- The Next Big Idea Is Small.
- Idolatries Left and Right.
- The Enamel of Our Souls.
- Swastika Laundry, Ballsbridge.
- Empty Promises and electability.
Nathaniel Hood at the Small Towns blog highlights Elk Run, a small town Minnesota version of the Tower of Babel, and segues from there into an attractive generalization:
Elk Run is how we do growth today. It’s our modern day “big plan”. If we build it, they will come, or so the thought goes … Our system has ceased to be a one of expanding and improving existing infrastructure and has morphed into the big plan with little consideration for context.
Today, we need many small plans that can be placed together into a semblance of a whole. This should be our new big idea.

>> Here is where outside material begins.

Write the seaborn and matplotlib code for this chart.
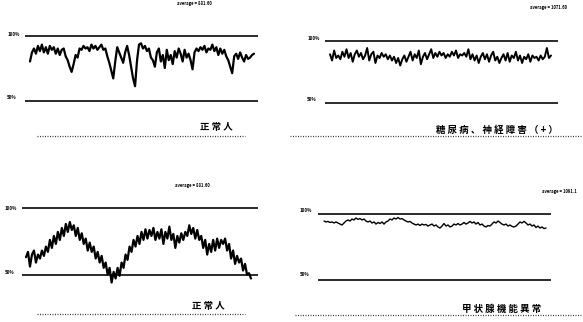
import matplotlib
matplotlib.use("Agg")
import matplotlib.pyplot as plt
from matplotlib.lines import Line2D
import pandas as pd
import seaborn as sns

# R-R interval traces, expressed as % of the reference (100% / 50% guide lines)
normal_a = [80, 87, 90, 86, 92, 88, 93, 87, 91, 86, 92, 89, 91, 86, 90, 85, 89, 90, 84, 81,
            76, 72, 78, 85, 83, 90, 89, 92, 90, 91, 88, 93, 90, 92, 89, 91, 93, 89, 90, 84,
            79, 73, 67, 80, 91, 87, 83, 79, 87, 92, 85, 76, 67, 61, 81, 93, 94, 90, 92, 88,
            90, 83, 81, 76, 87, 90, 80, 85, 75, 89, 81, 85, 78, 88, 83, 90, 86, 80, 89, 83,
            86, 81, 74, 87, 90, 88, 91, 89, 92, 87, 90, 89, 93, 88, 91, 85, 90, 86, 89, 84,
            81, 76, 71, 84, 86, 82, 87, 83, 80, 85, 82, 83, 85, 86]

diabetic = [89, 84, 92, 86, 88, 85, 91, 87, 93, 86, 90, 83, 89, 92, 87, 90, 85, 88, 94, 84,
            89, 91, 82, 88, 86, 90, 87, 89, 85, 88, 84, 87, 82, 86, 80, 85, 88, 83, 87, 91,
            84, 89, 86, 92, 81, 87, 90, 85, 89, 93, 86, 90, 87, 91, 88, 90, 86, 89, 87, 91,
            88, 92, 86, 89, 88, 90, 87, 93, 85, 89, 84, 88, 82, 87, 90, 85, 89, 83, 88, 91,
            84, 87, 82, 86, 89, 84, 90, 83, 88, 86, 91, 84, 88, 82, 87, 85, 89, 83, 88, 86,
            87, 84, 88, 85, 87, 94, 86, 88]

normal_b = [63, 67, 56, 65, 68, 59, 65, 62, 68, 64, 71, 67, 76, 70, 79, 73, 82, 76, 85, 79,
            88, 82, 89.5, 83.5, 87, 79, 85, 76, 81, 73, 77, 68, 74, 67, 71, 62, 67, 59, 64, 55,
            59, 50, 55, 44, 52, 47, 55, 49, 59, 55, 65, 61, 71, 67, 76, 71, 79, 73, 82, 76,
            84, 77, 83.5, 79, 85, 76, 82, 77, 84, 73, 82, 77, 86, 76, 80.5, 70, 79, 74, 81, 76,
            82, 79, 87, 80.5, 85, 77, 83.5, 76, 79, 70, 76, 65, 73, 67, 76, 68, 77, 70, 76, 73,
            77, 68, 73, 62, 68, 58, 64, 59, 62, 53, 58, 50, 51, 47]

thyroid = [94.3, 93.6, 94, 93.2, 93.6, 92.8, 93.6, 92.8, 92, 91.3, 92.8, 94.3, 95.1, 94.3, 95.8,
           95.1, 96.6, 95.5, 96.2, 95.1, 95.8, 94.3, 93.6, 94.3, 92.8, 93.6, 92, 93.2, 92.4, 93.6,
           92, 93.6, 94.3, 95.8, 95.1, 96.6, 95.8, 97, 95.8, 96.2, 95.1, 94.3, 93.6, 94, 92.8,
           92, 91.3, 92, 90.9, 92, 91.3, 91.7, 90.5, 91.3, 92, 90.5, 91.3, 89.8, 89, 90.5,
           92.4, 90.5, 91.3, 89.8, 90.5, 92, 91.3, 92.4, 91.3, 92, 93.2, 92, 92.8, 94, 92.8,
           93.6, 92, 93.2, 91.3, 92, 90.5, 89.8, 90.9, 90.5, 92, 93.6, 92.8, 94.3, 93.2, 92,
           91.3, 92, 90.5, 91.3, 90.2, 89.8, 90.5, 92, 93.6, 92.8, 94, 92.8, 91.3, 92, 90.5,
           91.3, 89.4, 90.5, 89, 89.8, 88.6, 89]

titles = ["正 常 人", "糖 尿 病 、 神 経 障 害 （ + ）", "正 常 人", "甲 状 腺 機 能 異 常"]
means = ["average = 881.60", "average = 1071.60", "average = 881.60", "average = 1091.1"]
guide_labels = ["100%", "50%"]

sns.set_theme(style="white")
plt.rcParams["font.family"] = ["Noto Sans CJK JP", "DejaVu Sans"]

W, H = 583, 322
fig = plt.figure(figsize=(W / 100, H / 100), dpi=100)
fig.patch.set_facecolor("white")


def draw_panel(values, y_top, y_bot, line_x, trace_x, lw):
    """Place one trace; y_top/y_bot are pixel rows of the 100% and 50% guides."""
    L, R = line_x
    T, B = y_top - 14, y_bot + 12
    ax = fig.add_axes([L / W, 1 - B / H, (R - L) / W, (B - T) / H])
    n = len(values)
    x0, x1 = trace_x
    ppu = (x1 - x0) / (n - 1)
    k = (y_bot - y_top) / 50.0
    xlim = ((L - x0) / ppu, (R - x0) / ppu)
    ylim = (100 - (B - y_top) / k, 100 + (y_top - T) / k)
    ax.hlines([100, 50], xlim[0], xlim[1], colors="#1a1a1a", linewidth=1.3)
    df = pd.DataFrame({"t": range(n), "v": values})
    sns.lineplot(data=df, x="t", y="v", ax=ax, color="black", linewidth=lw)
    ax.set_xlim(*xlim)
    ax.set_ylim(*ylim)
    ax.axis("off")
    return ax


def ftext(px, py, s, size, ha="left", weight="bold"):
    fig.text(px / W, 1 - py / H, s, fontsize=size, ha=ha, va="center",
             fontweight=weight, color="black")


def dotted(xa, xb, py):
    fig.add_artist(Line2D([xa / W, xb / W], [1 - py / H, 1 - py / H],
                          transform=fig.transFigure, color="#333333",
                          linewidth=0.9, linestyle=(0, (0.8, 1.2))))


# top-left
draw_panel(normal_a, 35.5, 100.5, (25, 258), (30, 254), 1.6)
ftext(8, 34.5, guide_labels[0], 3.2)
ftext(7, 97.5, guide_labels[1], 3.2)
ftext(194, 3.5, means[0], 3.0, ha="center")
ftext(216, 127, titles[0], 6.8, ha="center")
dotted(37, 245, 136)

# top-right
draw_panel(diabetic, 40.5, 103, (325, 558), (330, 551), 1.4)
ftext(308, 38.5, guide_labels[0], 3.2)
ftext(307, 100, guide_labels[1], 3.2)
ftext(548, 7, means[1], 3.0, ha="center")
ftext(497, 130, titles[1], 6.8, ha="center")
dotted(290, 583, 136)

# bottom-left
draw_panel(normal_b, 208, 274.5, (22, 258), (26, 251), 1.6)
ftext(5, 208, guide_labels[0], 3.2)
ftext(5, 273, guide_labels[1], 3.2)
ftext(192, 186, means[2], 3.0, ha="center")
ftext(208, 306, titles[2], 6.8, ha="center")
dotted(37, 245, 314)

# bottom-right
draw_panel(thyroid, 213.5, 279.5, (318, 551), (324, 546), 1.0)
ftext(300, 211, guide_labels[0], 3.2)
ftext(300, 275, guide_labels[1], 3.2)
ftext(542, 192, means[3], 3.0)
ftext(502, 309, titles[3], 6.8, ha="center")
dotted(295, 583, 315)

fig.savefig("out.png", dpi=100, facecolor="white")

Mark Shea at the National Catholic Register takes the release of “Obama,” a flick the very synopsis of which makes one wince, to reflect more broadly on the credulity of today’s politics:
[I]f we are going to get concerned (as we should be) about the blasphemous secular messianism of Obama worship, we should also be concerned about the blasphemous secular messianism of America worship. The way to avoid secular messianism is to test everything America, Americans, and American politicians want to do against the teaching of the gospel and the Magisterium, instead of trying to figure out ways to make the gospel fit what America, Americans, and American politicians and oligarchs (but I repeat myself) want to do.

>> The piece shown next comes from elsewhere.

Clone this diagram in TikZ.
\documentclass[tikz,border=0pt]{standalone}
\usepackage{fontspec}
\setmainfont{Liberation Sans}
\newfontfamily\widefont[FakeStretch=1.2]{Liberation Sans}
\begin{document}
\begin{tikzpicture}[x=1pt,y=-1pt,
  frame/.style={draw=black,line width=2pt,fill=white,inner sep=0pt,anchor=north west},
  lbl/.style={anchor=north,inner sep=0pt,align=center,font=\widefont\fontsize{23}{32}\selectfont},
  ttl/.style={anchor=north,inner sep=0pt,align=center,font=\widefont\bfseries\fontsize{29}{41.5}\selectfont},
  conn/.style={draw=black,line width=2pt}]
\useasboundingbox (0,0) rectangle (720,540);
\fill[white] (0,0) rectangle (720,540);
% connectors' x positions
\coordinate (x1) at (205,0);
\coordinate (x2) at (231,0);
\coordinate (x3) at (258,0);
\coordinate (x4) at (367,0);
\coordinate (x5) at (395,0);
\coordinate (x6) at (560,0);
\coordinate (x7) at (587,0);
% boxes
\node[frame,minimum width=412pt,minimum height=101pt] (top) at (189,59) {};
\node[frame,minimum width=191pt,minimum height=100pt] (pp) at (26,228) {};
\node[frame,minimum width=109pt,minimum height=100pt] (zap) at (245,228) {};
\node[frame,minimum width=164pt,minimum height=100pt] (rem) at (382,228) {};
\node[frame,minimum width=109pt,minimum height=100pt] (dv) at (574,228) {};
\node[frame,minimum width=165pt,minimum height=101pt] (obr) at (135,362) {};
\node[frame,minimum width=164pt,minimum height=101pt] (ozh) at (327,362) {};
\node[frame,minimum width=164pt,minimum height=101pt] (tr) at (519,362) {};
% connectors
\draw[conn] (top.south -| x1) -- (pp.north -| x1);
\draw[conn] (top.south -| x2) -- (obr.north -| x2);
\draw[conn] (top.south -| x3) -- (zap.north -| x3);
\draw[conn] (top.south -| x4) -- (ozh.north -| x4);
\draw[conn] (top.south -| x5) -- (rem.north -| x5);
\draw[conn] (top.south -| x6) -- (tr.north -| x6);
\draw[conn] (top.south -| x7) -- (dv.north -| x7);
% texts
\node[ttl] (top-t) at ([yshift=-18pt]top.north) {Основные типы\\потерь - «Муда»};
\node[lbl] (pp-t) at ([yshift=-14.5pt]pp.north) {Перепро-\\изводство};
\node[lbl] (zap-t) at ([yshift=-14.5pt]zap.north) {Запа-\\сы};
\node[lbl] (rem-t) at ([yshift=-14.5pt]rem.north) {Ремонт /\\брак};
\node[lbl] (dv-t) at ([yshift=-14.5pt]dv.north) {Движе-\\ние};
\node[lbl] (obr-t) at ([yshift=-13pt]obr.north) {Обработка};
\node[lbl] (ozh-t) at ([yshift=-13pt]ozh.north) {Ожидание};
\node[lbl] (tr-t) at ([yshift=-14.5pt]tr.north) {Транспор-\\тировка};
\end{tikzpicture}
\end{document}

He gives an example of GOP idolatry
and one deeper back in American history
for brief explanations of which I refer you to Shea.
With the commonplace that non-Catholics won’t see the Magisterium as conclusive, the risk is real and the advice surely is sound.
But movies don’t need to be openly and absurdly propagandistic to be corrosive. I side with those who find at least an illustrative connection between what happened on the screen and what happened in front of it in Aurora, Colorado, and more fundamentally with those who think cause-and-effect, movies-to-violence correlations are not the whole story:
Am I wrong in fearing that “modern man,” deafened by sounds, poisoned by evil images and pictures, can no longer register cacophonic sounds which harm the sensitive enamel of their souls? This is why I often hear people say: “I do not see why this is shocking. I do not see why this is wrong. I do not see why others call this coarse.”
Dr. Alice von Hildebrand, quoted by William Doino, Jr. in Modern Films and the Enamel of our Souls.
I had not previously heard of the Swastika Laundry,
nor of its curmudgeonly proprietor, from whose experience we might learn a thing or two.
What we’re experiencing in America, in Wisconsin, are decades of politicians making empty promises to voters. And those empty promises are going to quickly become broken promises if we have a debt crisis. What we believe we owe the country is the truth and solutions to fix these problems. Because if we have a debt crisis, which is just around the corner, then all those programs that people organize their lives around, their retirements around, are going to be broken promises, and we’re going to have severe disruption in peoples’ lives. That’s what happens when you have a debt crisis.
(Paul Ryan)
So far, so good. But even Ryan may have understated the problem. Because the depressing reality is that anyone who is too truthful (like Robert Samuelson, for instance) becomes, ipso facto, unelectable.
We only elect liars and bigger liars, to be blunt.
This isn’t an endorsement of aspects of the Ryan budget that may rely on the snake oil of tax cuts for the rich or other GOP nostrums. The people I know who are both serious – and not serious in the “I’m seriously in the tank for Romney (or Obama)” sense – and intelligent acknowledge the need for somewhat higher taxes and entitlement reform.